The records ::
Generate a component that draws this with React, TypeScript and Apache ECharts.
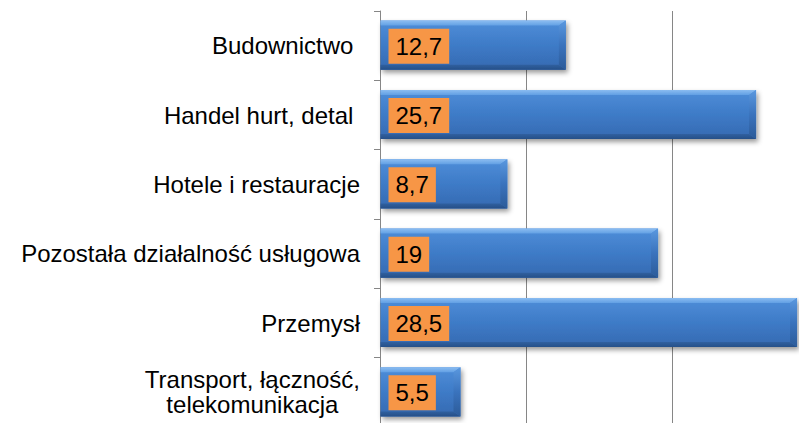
import React, { useEffect, useRef } from "react";
import * as echarts from "echarts";

const categories = [
  "Budownictwo ",
  "Handel hurt, detal ",
  "Hotele i restauracje",
  "Pozostała działalność usługowa",
  "Przemysł",
  "Transport, łączność,\ntelekomunikacja",
];
const values = [12.7, 25.7, 8.7, 19, 28.5, 5.5];
const xMin = 0;
const xMax = 30;
const xInterval = 10;

const FONT = "'Liberation Sans', Arial, sans-serif";

export default function App() {
  const ref = useRef<HTMLDivElement>(null);
  useEffect(() => {
    if (!ref.current) return;
    const chart = echarts.init(ref.current, null, { renderer: "svg" });
    const data = values.map((v, i) => [v, i]);
    chart.setOption({
      animation: false,
      grid: { left: 380, top: 11, width: 439, height: 416, outerBoundsMode: "none", containLabel: false },
      xAxis: {
        type: "value",
        min: xMin,
        max: xMax,
        interval: xInterval,
        axisLabel: { show: false },
        axisLine: { show: false },
        axisTick: { show: false },
        splitLine: { show: true, lineStyle: { color: "#868686", width: 1 } },
      },
      yAxis: {
        type: "category",
        data: categories,
        inverse: true,
        axisLine: { show: true, lineStyle: { color: "#868686", width: 1 } },
        axisTick: { show: true, length: 6, lineStyle: { color: "#868686" } },
        axisLabel: {
          margin: 20,
          formatter: (v: string) =>
            v
              .split("\n")
              .map((l) => `{c|${l}}`)
              .join("\n"),
          rich: {
            c: {
              align: "center",
              fontSize: 24,
              fontFamily: FONT,
              color: "#000",
              lineHeight: 25,
            },
          },
        },
      },
      series: [
        {
          type: "custom",
          encode: { x: 0, y: 1 },
          clip: false,
          data,
          renderItem: (params: any, api: any) => {
            const v = api.value(0);
            const idx = api.value(1);
            const s = api.coord([0, idx]);
            const e = api.coord([v, idx]);
            const band = api.size([0, 1])[1];
            const h = band * 0.71;
            const x0 = s[0] + 0.5;
            const x1 = e[0];
            const yc = s[1] - 0.5;
            const y0 = yc - h / 2;
            const y1 = yc + h / 2;
            const bt = 5;
            const bb = 5;
            const br = 7;
            const label = String(v).replace(".", ",");
            return {
              type: "group",
              children: [
                {
                  type: "rect",
                  shape: { x: x0, y: y0, width: x1 - x0, height: h },
                  style: {
                    fill: new echarts.graphic.LinearGradient(0, 0, 0, 1, [
                      { offset: 0, color: "#4f8ed9" },
                      { offset: 0.5, color: "#3e7bc7" },
                      { offset: 1, color: "#3569b1" },
                    ]),
                    shadowBlur: 5,
                    shadowOffsetX: 2,
                    shadowOffsetY: 3,
                    shadowColor: "rgba(0,0,0,0.4)",
                  },
                },
                {
                  type: "polygon",
                  shape: {
                    points: [
                      [x0, y0],
                      [x1, y0],
                      [x1 - br, y0 + bt],
                      [x0, y0 + bt],
                    ],
                  },
                  style: {
                    fill: new echarts.graphic.LinearGradient(0, 0, 0, 1, [
                      { offset: 0, color: "#8cbdf1" },
                      { offset: 1, color: "#62a0e4" },
                    ]),
                  },
                },
                {
                  type: "polygon",
                  shape: {
                    points: [
                      [x0, y1],
                      [x1, y1],
                      [x1 - br, y1 - bb],
                      [x0, y1 - bb],
                    ],
                  },
                  style: {
                    fill: new echarts.graphic.LinearGradient(0, 0, 0, 1, [
                      { offset: 0, color: "#30609f" },
                      { offset: 1, color: "#254f88" },
                    ]),
                  },
                },
                {
                  type: "polygon",
                  shape: {
                    points: [
                      [x1, y0],
                      [x1, y1],
                      [x1 - br, y1 - bb],
                      [x1 - br, y0 + bt],
                    ],
                  },
                  style: {
                    fill: new echarts.graphic.LinearGradient(0, 0, 0, 1, [
                      { offset: 0, color: "#5a98df" },
                      { offset: 0.5, color: "#3a73bd" },
                      { offset: 1, color: "#2c5b99" },
                    ]),
                  },
                },
                {
                  type: "text",
                  x: x0 + 8,
                  y: yc + 1,
                  style: {
                    text: label,
                    font: `24px ${FONT}`,
                    fill: "#000",
                    align: "left",
                    verticalAlign: "middle",
                    backgroundColor: "#f79646",
                    padding: [5, 7, 6, 7],
                  },
                },
              ],
            };
          },
        },
      ],
    });
    return () => chart.dispose();
  }, []);
  return (
    <div
      ref={ref}
      style={{ position: "fixed", left: 0, top: 0, width: 799, height: 423, background: "#fff" }}
    />
  );
}
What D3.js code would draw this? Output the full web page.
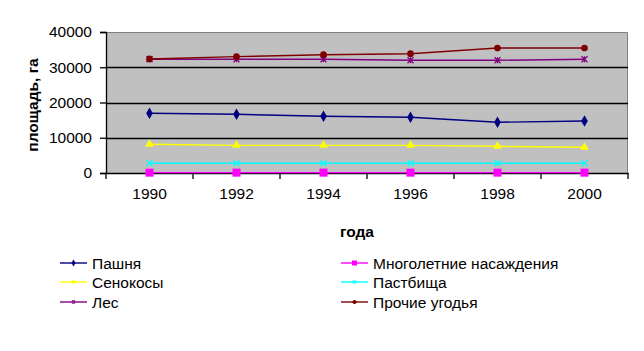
<!DOCTYPE html>
<html lang="ru">
<head>
<meta charset="UTF-8">
<title>Площадь угодий</title>
<script src="https://d3js.org/d3.v7.min.js"></script>
<style>
    body { margin: 0; background: #fff; }
    svg text { font-family: "Liberation Sans", Arial, sans-serif; fill: #000; }
</style>
</head>
<body>
<svg id="chart" width="644" height="351"></svg>
<script>
    // data
    var years = ['1990', '1992', '1994', '1996', '1998', '2000'];
    var pashnya = [16950, 16650, 16080, 15800, 14400, 14750];
    var mnogolet = [100, 100, 100, 100, 100, 100];
    var senokosy = [8150, 7850, 7850, 7850, 7570, 7300];
    var pastbisha = [2750, 2750, 2750, 2750, 2750, 2750];
    var les = [32250, 32250, 32250, 31970, 31970, 32250];
    var prochie = [32350, 33000, 33560, 33840, 35460, 35460];
    var yTicks = [0, 10000, 20000, 30000, 40000];

    var series = [
        { name: 'Пашня', values: pashnya, color: '#000080', marker: 'diamond' },
        { name: 'Многолетние насаждения', values: mnogolet, color: '#FF00FF', marker: 'square' },
        { name: 'Сенокосы', values: senokosy, color: '#FFFF00', marker: 'triangle' },
        { name: 'Пастбища', values: pastbisha, color: '#00FFFF', marker: 'cross' },
        { name: 'Лес', values: les, color: '#800080', marker: 'star' },
        { name: 'Прочие угодья', values: prochie, color: '#800000', marker: 'circle' }
    ];

    var svg = d3.select('#chart');
    var plotL = 106, plotR = 628, plotT = 32, plotB = 173;

    var x = d3.scaleBand().domain(years).range([plotL, plotR]);
    var y = d3.scaleLinear().domain([0, 40000]).range([plotB, plotT]);

    // plot area
    svg.append('rect')
        .attr('x', plotL).attr('y', plotT)
        .attr('width', plotR - plotL).attr('height', plotB - plotT)
        .attr('fill', '#C0C0C0');
    svg.append('path')
        .attr('d', 'M' + plotL + ',' + (plotT + 0.5) + 'H' + (plotR - 0.5) + 'V' + plotB)
        .attr('fill', 'none').attr('stroke', '#808080');

    // grid
    svg.append('g').selectAll('line')
        .data(yTicks.slice(1, -1))
        .enter().append('line')
        .attr('x1', plotL).attr('x2', plotR)
        .attr('y1', function (d) { return Math.round(y(d)) + 0.5; })
        .attr('y2', function (d) { return Math.round(y(d)) + 0.5; })
        .attr('stroke', '#000').attr('stroke-width', 1.3);

    // y axis
    var yAxis = d3.axisLeft(y).tickValues(yTicks).tickSize(6).tickPadding(8)
        .tickFormat(d3.format('d'));
    var gy = svg.append('g').attr('transform', 'translate(' + plotL + ',0)').call(yAxis);
    gy.select('.domain').attr('stroke', '#000').attr('stroke-width', 1.3);
    gy.selectAll('.tick line').attr('stroke', '#000').attr('stroke-width', 1.3);
    gy.selectAll('text').style('font-size', '15.5px');

    // x axis
    var xAxis = d3.axisBottom(x).tickSize(0).tickPadding(15);
    var gx = svg.append('g').attr('transform', 'translate(0,' + plotB + ')').call(xAxis);
    gx.select('.domain').attr('stroke', '#000').attr('stroke-width', 1.3);
    gx.selectAll('text').style('font-size', '15.5px');
    var bounds = years.map(function (d) { return x(d); }).concat([plotR]);
    gx.selectAll('.sep').data(bounds).enter().append('line')
        .attr('x1', function (d) { return d; }).attr('x2', function (d) { return d; })
        .attr('y1', 0).attr('y2', 6)
        .attr('stroke', '#000').attr('stroke-width', 1.3);

    // axis titles
    svg.append('text')
        .attr('transform', 'translate(38,105) rotate(-90)')
        .attr('text-anchor', 'middle')
        .style('font-size', '15.5px').style('font-weight', 'bold')
        .text('площадь, га');
    svg.append('text')
        .attr('x', 357).attr('y', 237)
        .attr('text-anchor', 'middle')
        .style('font-size', '15.5px').style('font-weight', 'bold')
        .text('года');

    function marker(g, type, color, s) {
        if (type === 'diamond') {
            g.append('path').attr('d', d3.symbol(d3.symbolDiamond, s * s * 0.6)).attr('fill', color);
        } else if (type === 'square') {
            g.append('rect').attr('x', -s / 2).attr('y', -s / 2).attr('width', s).attr('height', s).attr('fill', color);
        } else if (type === 'triangle') {
            g.append('path').attr('d', d3.symbol(d3.symbolTriangle, s * s * 0.5)).attr('fill', color);
        } else if (type === 'circle') {
            g.append('circle').attr('r', s * 0.42).attr('fill', color);
        } else if (type === 'cross') {
            var h = s / 2 - 1;
            g.append('path').attr('d', 'M' + (-h) + ',' + (-h) + 'L' + h + ',' + h + 'M' + (-h) + ',' + h + 'L' + h + ',' + (-h))
                .attr('stroke', color).attr('stroke-width', 1.3);
        } else if (type === 'star') {
            var k = s / 2 - 1;
            g.append('path').attr('d', 'M' + (-k) + ',' + (-k) + 'L' + k + ',' + k + 'M' + (-k) + ',' + k + 'L' + k + ',' + (-k) + 'M0,' + (-k) + 'V' + k)
                .attr('stroke', color).attr('stroke-width', 1.3);
        }
    }

    var line = d3.line()
        .x(function (d, i) { return x(years[i]) + x.bandwidth() / 2; })
        .y(function (d) { return y(d); });

    series.forEach(function (s) {
        svg.append('path')
            .datum(s.values)
            .attr('d', line)
            .attr('fill', 'none')
            .attr('stroke', s.color)
            .attr('stroke-width', 1.4);
        s.values.forEach(function (v, i) {
            var g = svg.append('g')
                .attr('transform', 'translate(' + (x(years[i]) + x.bandwidth() / 2) + ',' + y(v) + ')');
            marker(g, s.marker, s.color, 8);
        });
    });

    // legend: two columns, three rows
    var legX = [60, 341], legY = [263, 282, 302];
    series.forEach(function (s, i) {
        var col = i % 2, row = Math.floor(i / 2);
        var g = svg.append('g').attr('transform', 'translate(' + legX[col] + ',' + legY[row] + ')');
        g.append('line').attr('x1', 0).attr('x2', 27).attr('y1', 0).attr('y2', 0)
            .attr('stroke', s.color).attr('stroke-width', 1.4);
        var m = g.append('g').attr('transform', 'translate(13.5,0)');
        marker(m, s.marker, s.color, 5);
        g.append('text').attr('x', 32).attr('y', 5.5)
            .style('font-size', '15.5px')
            .text(s.name);
    });
</script>
</body>
</html>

Problem ::
Copy exactly the part of the material above that opens with the line containing "What D3.js code" and closes with the line containing "var yTicks = [0, 10000, 20000, 30000, 40000];", ends included. Drop the images.

Task response ::
What D3.js code would draw this? Output the full web page.
<!DOCTYPE html>
<html lang="ru">
<head>
<meta charset="UTF-8">
<title>Площадь угодий</title>
<script src="https://d3js.org/d3.v7.min.js"></script>
<style>
    body { margin: 0; background: #fff; }
    svg text { font-family: "Liberation Sans", Arial, sans-serif; fill: #000; }
</style>
</head>
<body>
<svg id="chart" width="644" height="351"></svg>
<script>
    // data
    var years = ['1990', '1992', '1994', '1996', '1998', '2000'];
    var pashnya = [16950, 16650, 16080, 15800, 14400, 14750];
    var mnogolet = [100, 100, 100, 100, 100, 100];
    var senokosy = [8150, 7850, 7850, 7850, 7570, 7300];
    var pastbisha = [2750, 2750, 2750, 2750, 2750, 2750];
    var les = [32250, 32250, 32250, 31970, 31970, 32250];
    var prochie = [32350, 33000, 33560, 33840, 35460, 35460];
    var yTicks = [0, 10000, 20000, 30000, 40000];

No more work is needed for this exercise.